While museums on the National Mall are closed Tuesday due to a government shutdown, many other Washington attractions plan to stay open for tourists or keep partial operating hours to maintain programs.
The group Cultural Tourism DC said there will still be numerous arts and cultural options for visitors and residents. Steve Shulman, the group’s executive director, said the shutdown may give visitors a chance to see different sites than those on the mall.
Museums and attractions planning to stay open include the Corcoran Gallery of Art, the Newseum, the International Spy Museum, National Geographic Museum, National Building Museum, The Phillips Collection, The Crime Museum and others.
Rebecca White, 35, and her husband Kevin White, 39, of Rochester, NY, were honeymooning in Washington on Tuesday and arrived at the American History museum only to find it closed. They said they were disappointed but would go to the Newseum or the International Spy Museum instead, two museums that aren’t run by the government and charge entrance fees, unlike the Smithsonian.
“We knew what was going on but we didn’t know this would be the result,” Kevin White said of the museum’s closed doors, which had printed signs reading “All Smithsonian museums and the National Zoo are closed today due to the government shutdown.”
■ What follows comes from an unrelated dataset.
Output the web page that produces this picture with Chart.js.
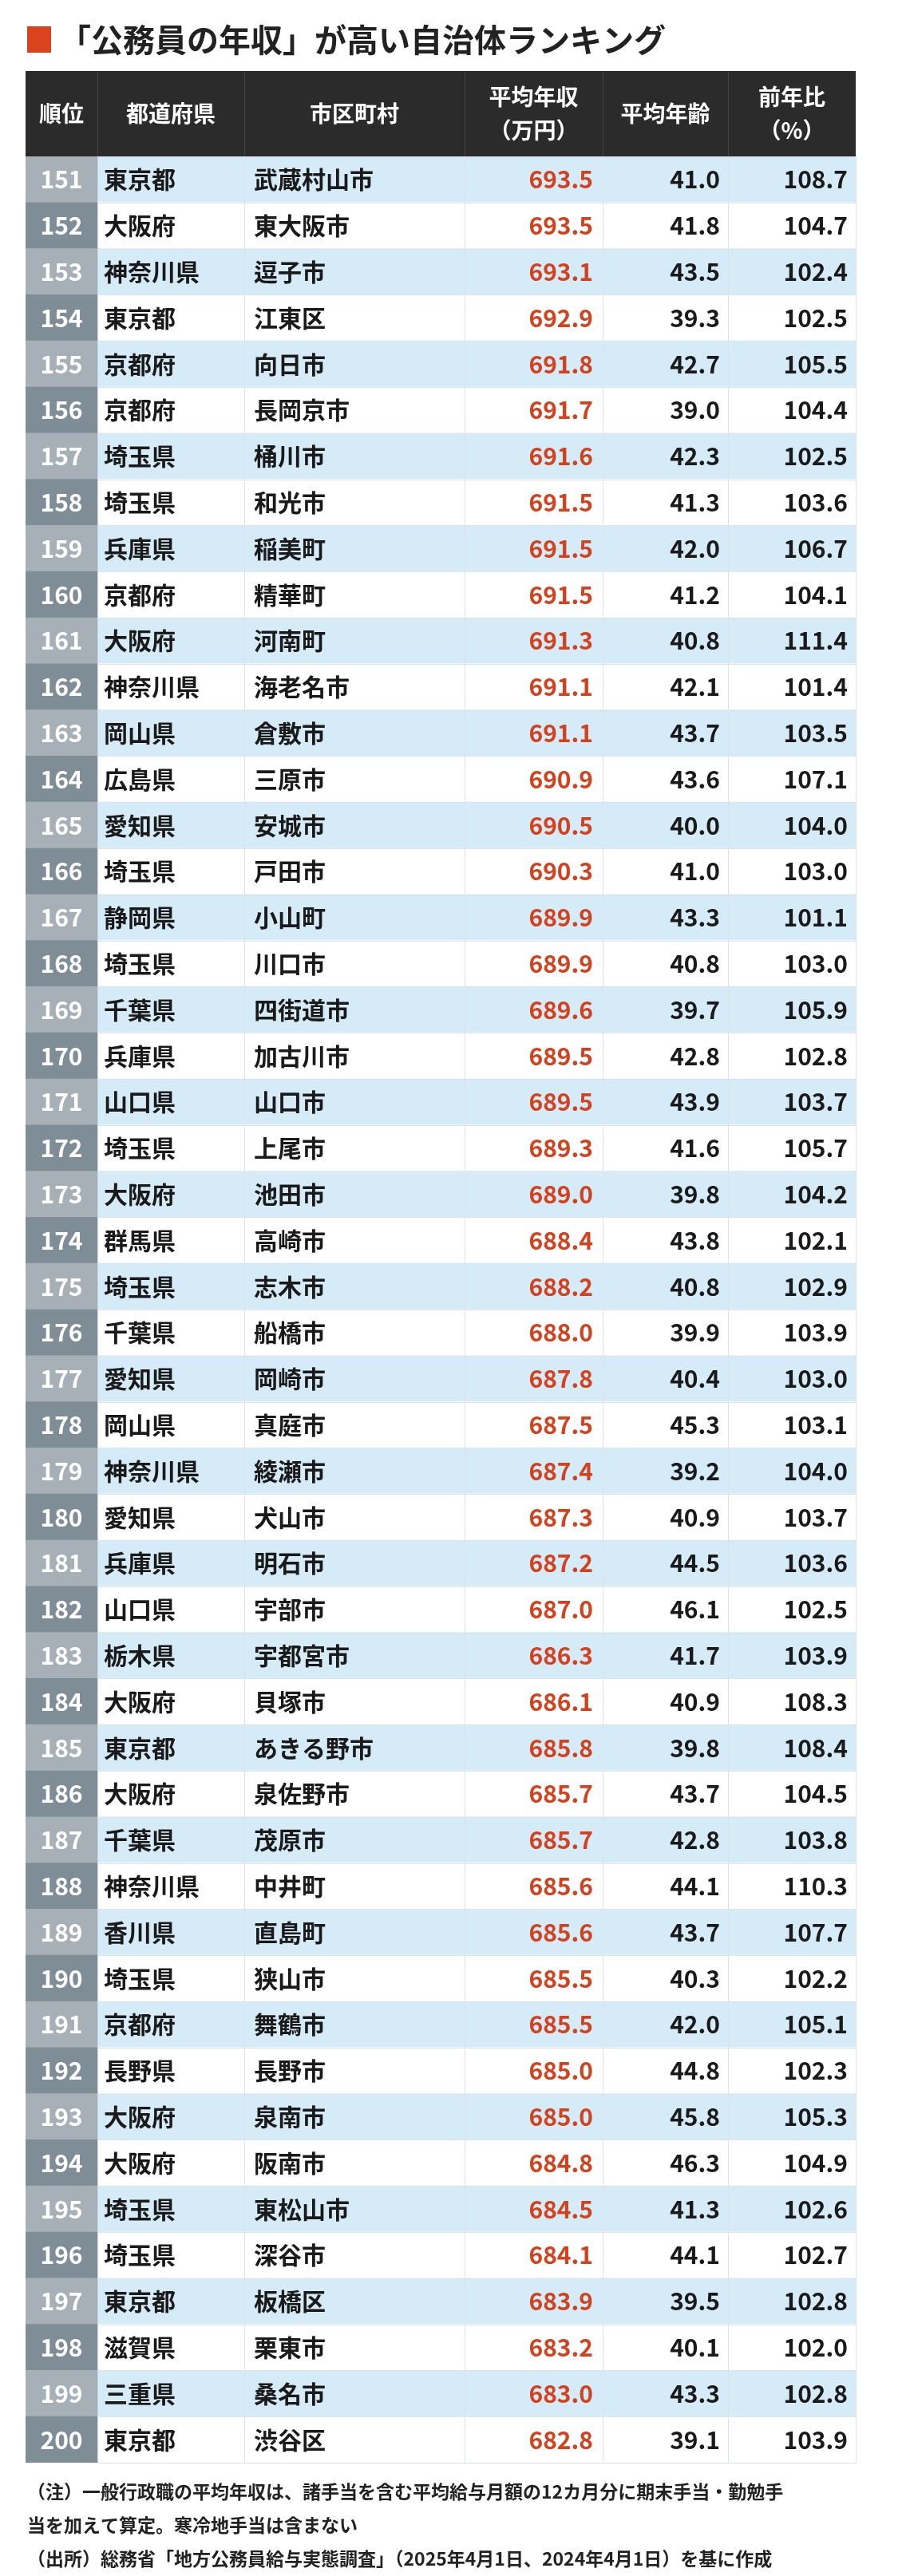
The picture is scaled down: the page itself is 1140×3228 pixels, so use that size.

Some federal arts facilities pay for their programs with private funds, including the Kennedy Center for the Performing Arts and Ford’s Theatre, the site where President Abraham Lincoln was assassinated. While daytime tours of both memorial sites are cancelled during the shutdown beginning Tuesday, the theaters will open for planned performances in the evening.
Daytime hours at the Kennedy Center will be cut back with the building closed to visitors until 5 p.m., according to spokesman John Dow. About 50 employees at the Kennedy Center are federal workers, and many of them will be furloughed.
Similarly, Ford’s Theatre and its museum will be closed to visitors by day but will open for performances of “The Laramie Project” in the evening, spokeswoman Lauren Beyea said.
Other options for visitors include an Art4All DC festival planned for this weekend. There are also more than 40 free tours of District of Columbia neighborhoods with the WalkingTown D.C. program through Cultural Tourism DC.